[The problem] Write out each line word for word. Drop pictures.

***** Dataset section *****

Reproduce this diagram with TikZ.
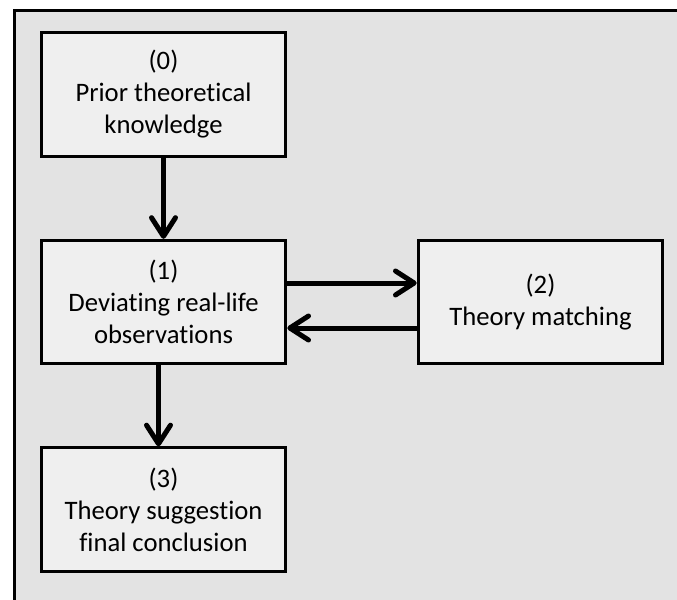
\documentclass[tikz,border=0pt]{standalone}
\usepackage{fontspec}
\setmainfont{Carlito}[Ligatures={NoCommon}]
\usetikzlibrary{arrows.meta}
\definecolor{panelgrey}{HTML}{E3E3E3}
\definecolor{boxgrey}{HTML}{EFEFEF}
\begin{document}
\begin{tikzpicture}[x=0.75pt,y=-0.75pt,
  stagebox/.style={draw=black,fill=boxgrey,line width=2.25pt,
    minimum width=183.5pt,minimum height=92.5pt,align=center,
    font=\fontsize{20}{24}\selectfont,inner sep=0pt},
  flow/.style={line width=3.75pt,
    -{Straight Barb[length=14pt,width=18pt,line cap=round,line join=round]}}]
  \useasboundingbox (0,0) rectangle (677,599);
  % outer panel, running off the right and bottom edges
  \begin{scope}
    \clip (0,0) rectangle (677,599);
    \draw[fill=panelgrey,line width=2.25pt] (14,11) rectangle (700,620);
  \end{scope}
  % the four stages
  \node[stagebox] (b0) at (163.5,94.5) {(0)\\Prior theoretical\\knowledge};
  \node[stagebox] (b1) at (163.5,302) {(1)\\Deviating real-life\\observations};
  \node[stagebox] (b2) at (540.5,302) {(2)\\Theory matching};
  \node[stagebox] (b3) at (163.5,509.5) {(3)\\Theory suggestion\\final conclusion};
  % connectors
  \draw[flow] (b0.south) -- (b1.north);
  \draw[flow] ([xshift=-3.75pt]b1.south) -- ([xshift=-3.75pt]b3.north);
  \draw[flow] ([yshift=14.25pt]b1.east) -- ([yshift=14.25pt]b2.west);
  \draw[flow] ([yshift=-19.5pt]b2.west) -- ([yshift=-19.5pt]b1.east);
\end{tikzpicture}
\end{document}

*****

[Solution]
Reproduce this diagram with TikZ.
\documentclass[tikz,border=0pt]{standalone}
\usepackage{fontspec}
\setmainfont{Carlito}[Ligatures={NoCommon}]
\usetikzlibrary{arrows.meta}
\definecolor{panelgrey}{HTML}{E3E3E3}
\definecolor{boxgrey}{HTML}{EFEFEF}
\begin{document}
\begin{tikzpicture}[x=0.75pt,y=-0.75pt,
  stagebox/.style={draw=black,fill=boxgrey,line width=2.25pt,
    minimum width=183.5pt,minimum height=92.5pt,align=center,
    font=\fontsize{20}{24}\selectfont,inner sep=0pt},
  flow/.style={line width=3.75pt,
    -{Straight Barb[length=14pt,width=18pt,line cap=round,line join=round]}}]
  \useasboundingbox (0,0) rectangle (677,599);
  % outer panel, running off the right and bottom edges
  \begin{scope}
    \clip (0,0) rectangle (677,599);
    \draw[fill=panelgrey,line width=2.25pt] (14,11) rectangle (700,620);
  \end{scope}
  % the four stages
  \node[stagebox] (b0) at (163.5,94.5) {(0)\\Prior theoretical\\knowledge};
  \node[stagebox] (b1) at (163.5,302) {(1)\\Deviating real-life\\observations};
  \node[stagebox] (b2) at (540.5,302) {(2)\\Theory matching};
  \node[stagebox] (b3) at (163.5,509.5) {(3)\\Theory suggestion\\final conclusion};
  % connectors
  \draw[flow] (b0.south) -- (b1.north);
  \draw[flow] ([xshift=-3.75pt]b1.south) -- ([xshift=-3.75pt]b3.north);
  \draw[flow] ([yshift=14.25pt]b1.east) -- ([yshift=14.25pt]b2.west);
  \draw[flow] ([yshift=-19.5pt]b2.west) -- ([yshift=-19.5pt]b1.east);
\end{tikzpicture}
\end{document}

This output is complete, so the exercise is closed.